3. Passion…albeit buried
When I got interested in something, I got really interested. I always thought of it as “interest” but in truth it was passion. I still think I define passion differently from other people and a lot has to do with my near constant state of emotional separation. For me it’s intellectual. I don’t yell at people over trivial details, and yet I’ve heard that defined as passion. I don’t start unnecessary political arguments, yet I’ve heard that defined as passion. Nope – I just got really, really interested and enthusiastic about things every so often. Doctor Who was the first passion of my life, followed by my high school sweetheart, and later on occultism which has remained a lasting passion. Writing and poetry are expressions for me, but not what I’d define as passions – first, I don’t share the passionate love of language that some lit writers do. To me that “passion” for language looks more like vanity and undermines the real purpose of language: to communicate. Literary writing, for all its praise, to me seems to undermine more than uplift society because it actually makes communication more difficult while the authors congratulate themselves on somehow making the masses smarter/”work for it,” and lose a significant chunk of the people that might otherwise benefit from what the writer is ostensibly trying to communicate. While there are exceptions to this – notably from writers who also happen to be women of color most of the time – most literary writing reads to me as a form of oppression, and as another means of deepening race and class divides.
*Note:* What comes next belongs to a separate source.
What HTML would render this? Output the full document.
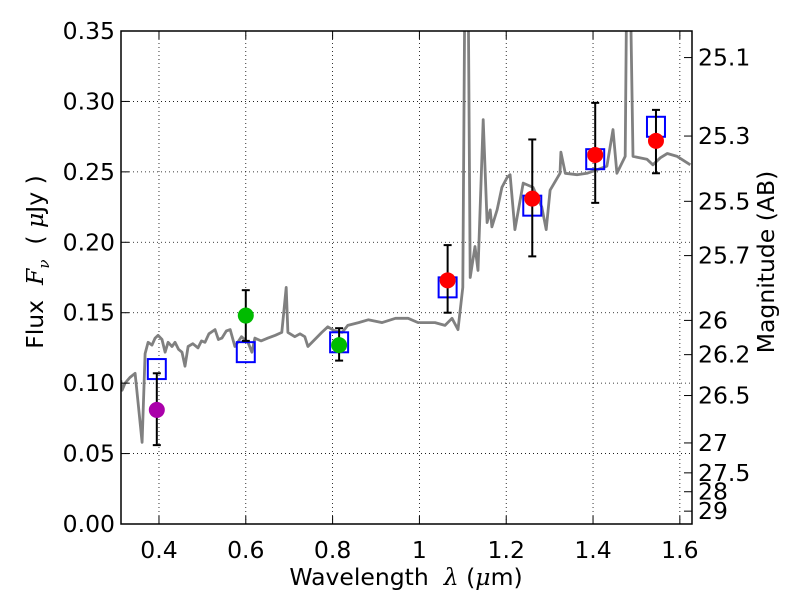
<!DOCTYPE html>
<html><head><meta charset="utf-8"><style>
html,body{margin:0;padding:0;background:#fff;}
svg{display:block;font-family:"DejaVu Sans","Liberation Sans",sans-serif;}
</style></head><body>
<svg id="chart" width="800" height="600" xmlns="http://www.w3.org/2000/svg"></svg>
<script>
// ---- data ----
const specLam = [0.312,0.315,0.322,0.333,0.345,0.352,0.361,0.368,0.375,0.384,0.391,0.398,0.407,0.414,0.421,0.430,0.437,0.445,0.453,0.460,0.467,0.478,0.490,0.498,0.506,0.515,0.529,0.537,0.545,0.555,0.564,0.575,0.590,0.605,0.614,0.621,0.635,0.651,0.668,0.683,0.693,0.697,0.713,0.725,0.736,0.743,0.759,0.775,0.789,0.805,0.822,0.835,0.860,0.882,0.914,0.945,0.974,0.997,1.036,1.059,1.075,1.089,1.100,1.105,1.112,1.117,1.128,1.135,1.147,1.156,1.163,1.167,1.179,1.190,1.202,1.209,1.220,1.239,1.262,1.282,1.292,1.301,1.324,1.326,1.336,1.363,1.386,1.432,1.446,1.455,1.474,1.478,1.485,1.492,1.524,1.538,1.555,1.571,1.594,1.624];
const specFlux = [0.102,0.095,0.100,0.104,0.107,0.086,0.058,0.121,0.129,0.127,0.132,0.134,0.131,0.122,0.129,0.126,0.129,0.124,0.122,0.112,0.126,0.128,0.125,0.130,0.129,0.135,0.138,0.131,0.132,0.137,0.138,0.126,0.133,0.129,0.122,0.132,0.130,0.132,0.134,0.136,0.168,0.136,0.133,0.135,0.133,0.126,0.131,0.136,0.140,0.137,0.136,0.141,0.143,0.145,0.143,0.146,0.146,0.143,0.143,0.141,0.146,0.138,0.168,0.40,0.40,0.175,0.197,0.180,0.287,0.214,0.223,0.211,0.223,0.239,0.246,0.248,0.209,0.242,0.239,0.225,0.209,0.237,0.249,0.264,0.249,0.248,0.249,0.254,0.280,0.249,0.261,0.40,0.40,0.261,0.259,0.255,0.260,0.263,0.261,0.255];
const obsLam = [0.395,0.600,0.815,1.065,1.260,1.405,1.545];
const obsFlux = [0.081,0.148,0.127,0.173,0.231,0.262,0.272];
const obsErrLo = [0.056,0.130,0.116,0.150,0.190,0.228,0.249];
const obsErrHi = [0.107,0.166,0.139,0.198,0.273,0.299,0.294];
const obsColor = ["#aa00aa","#00bb00","#00bb00","#ff0000","#ff0000","#ff0000","#ff0000"];
const modelFlux = [0.110,0.122,0.129,0.168,0.226,0.259,0.282];
const xTicks = [0.4,0.6,0.8,1.0,1.2,1.4,1.6];
const xTickLabels = ["0.4","0.6","0.8","1","1.2","1.4","1.6"];
const yTicks = [0,0.05,0.10,0.15,0.20,0.25,0.30,0.35];
const yTickLabels = ["0.00","0.05","0.10","0.15","0.20","0.25","0.30","0.35"];
const magTicks = [25.1,25.3,25.5,25.7,26,26.2,26.5,27,27.5,28,29];
const magTickLabels = ["25.1","25.3","25.5","25.7","26","26.2","26.5","27","27.5","28","29"];

// ---- axes ----
const L=121,R=692,T=31,B=524, X0=0.3125, X1=1.628, Y0=0, Y1=0.35;
const xs = v => L + (v-X0)/(X1-X0)*(R-L);
const ys = v => B - (v-Y0)/(Y1-Y0)*(B-T);
const magToFlux = m => Math.pow(10,(23.9-m)/2.5);
const NS="http://www.w3.org/2000/svg";
const svg=document.getElementById('chart');
function mk(tag,attrs,parent){const e=document.createElementNS(NS,tag);for(const k in attrs)e.setAttribute(k,attrs[k]);(parent||svg).appendChild(e);return e;}

const defs=mk('defs',{});
const cp=mk('clipPath',{id:'plotclip'},defs);
mk('rect',{x:L,y:T,width:R-L,height:B-T},cp);

const grid=mk('g',{});


xTicks.forEach(v=>{mk('line',{x1:xs(v),x2:xs(v),y1:T,y2:B,stroke:'#000','stroke-width':0.8,'stroke-dasharray':'1,3'},grid);});
yTicks.forEach(v=>{mk('line',{x1:L,x2:R,y1:ys(v),y2:ys(v),stroke:'#000','stroke-width':0.8,'stroke-dasharray':'1,3'},grid);});

let d='';
specLam.forEach((l,i)=>{d+=(i?'L':'M')+xs(l).toFixed(1)+','+ys(specFlux[i]).toFixed(1);});
const spec=mk('path',{d:d,fill:'none',stroke:'#808080','stroke-width':2.8,'stroke-linejoin':'round','clip-path':'url(#plotclip)'});



obsLam.forEach((l,i)=>{
  const s=mk('rect',{x:xs(l)-9,y:ys(modelFlux[i])-10,width:18,height:20,fill:'none',stroke:'#0000ff','stroke-width':2});
  
  
});
obsLam.forEach((l,i)=>{
  const g=mk('g',{stroke:'#000','stroke-width':2});
  
  
  const x=xs(l);
  mk('line',{x1:x,x2:x,y1:ys(obsErrLo[i]),y2:ys(obsErrHi[i])},g);
  mk('line',{x1:x-4,x2:x+4,y1:ys(obsErrLo[i]),y2:ys(obsErrLo[i])},g);
  mk('line',{x1:x-4,x2:x+4,y1:ys(obsErrHi[i]),y2:ys(obsErrHi[i])},g);
});
obsLam.forEach((l,i)=>{
  const c=mk('circle',{cx:xs(l),cy:ys(obsFlux[i]),r:8,fill:obsColor[i]});
  
  
});

const fr=mk('rect',{x:L,y:T,width:R-L,height:B-T,fill:'none',stroke:'#000','stroke-width':1.5});



const tk=mk('g',{stroke:'#000','stroke-width':1});


xTicks.forEach((v,i)=>{
  mk('line',{x1:xs(v),x2:xs(v),y1:B,y2:B-8},tk);
  mk('line',{x1:xs(v),x2:xs(v),y1:T,y2:T+8},tk);
  const t=mk('text',{x:xs(v),y:B+34,'text-anchor':'middle','font-size':23.5,fill:'#000'});
  
  
  t.textContent=xTickLabels[i];
});
yTicks.forEach((v,i)=>{
  mk('line',{x1:L,x2:L+8,y1:ys(v),y2:ys(v)},tk);
  const t=mk('text',{x:L-6,y:ys(v)+8,'text-anchor':'end','font-size':23.5,fill:'#000'});
  
  
  t.textContent=yTickLabels[i];
});
magTicks.forEach((m,i)=>{
  const y=ys(magToFlux(m));
  mk('line',{x1:R,x2:R-8,y1:y,y2:y},tk);
  const t=mk('text',{x:R+6,y:y+8,'font-size':23.5,fill:'#000'});
  
  
  t.textContent=magTickLabels[i];
});
</script>
<div style="position:absolute;left:0;top:563px;width:812px;text-align:center;font:23.5px 'DejaVu Sans','Liberation Sans',sans-serif;">Wavelength &nbsp;<i style="font-family:'DejaVu Serif',serif">λ</i> (<i style="font-family:'DejaVu Serif',serif">μ</i>m)</div>
<div style="position:absolute;left:37px;top:262px;transform:translate(-50%,-50%) rotate(-90deg);white-space:nowrap;font:23.5px 'DejaVu Sans','Liberation Sans',sans-serif;">Flux &nbsp;<i style="font-family:'DejaVu Serif',serif">F<sub style="font-size:15px">ν</sub></i> &nbsp;( <i style="font-family:'DejaVu Serif',serif">μ</i>Jy )</div>
<div style="position:absolute;left:766px;top:262px;transform:translate(-50%,-50%) rotate(-90deg);white-space:nowrap;font:23.5px 'DejaVu Sans','Liberation Sans',sans-serif;">Magnitude (AB)</div>
</body></html>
Perhaps I have a passion for writing to be understood.
4. Analytical
Did I write about this before? By sixth grade my class became socially complicated as people began pairing off with best friends (those little heart and key necklaces were a big deal) and also having boyfriends/girlfriends. This was all very heteronormative at the time. I had no best friend at the time. This constant relationship interchange also fascinated me. At recess I would sit and watch people as they did their changes and interchanges and actually draw charts and venn diagrams to examine the relationships and the commonalities. I wasn’t sure where I was going with it, but as an adult with the sociology classes to back up those charts now, I’m sure what I captured might actually be quite revelatory given the boyfriend trade-offs, the socio-economic statuses of the people involved, and how much money parents invested in fueling girl-world/female social violence status markers.
5. Good-natured
I honestly didn’t care about winning most of the time. If I tripped and fell in front of the whole school, I got up laughing. While other girls especially took malicious pleasure in laughing at each other and making each other feel horrible, I tried to find things I appreciated in my friends – which was hard, since everyone was a bit abusive to me as the designated social outcast. As an adult, when that good nature disappeared into my PTSD, I think a lot of people were far more shocked than they should have been that years of abuse shorted out my kindness with them. So far though I’ve only had that complete depletion of kindness and humor with people that mistreated me. New folks in my lives still receive my good nature until I have reason to withhold it. In some cases, especially now I’m back in the dating arena, that’s about 2.5 seconds – but for most that will probably go for the rest of our lives.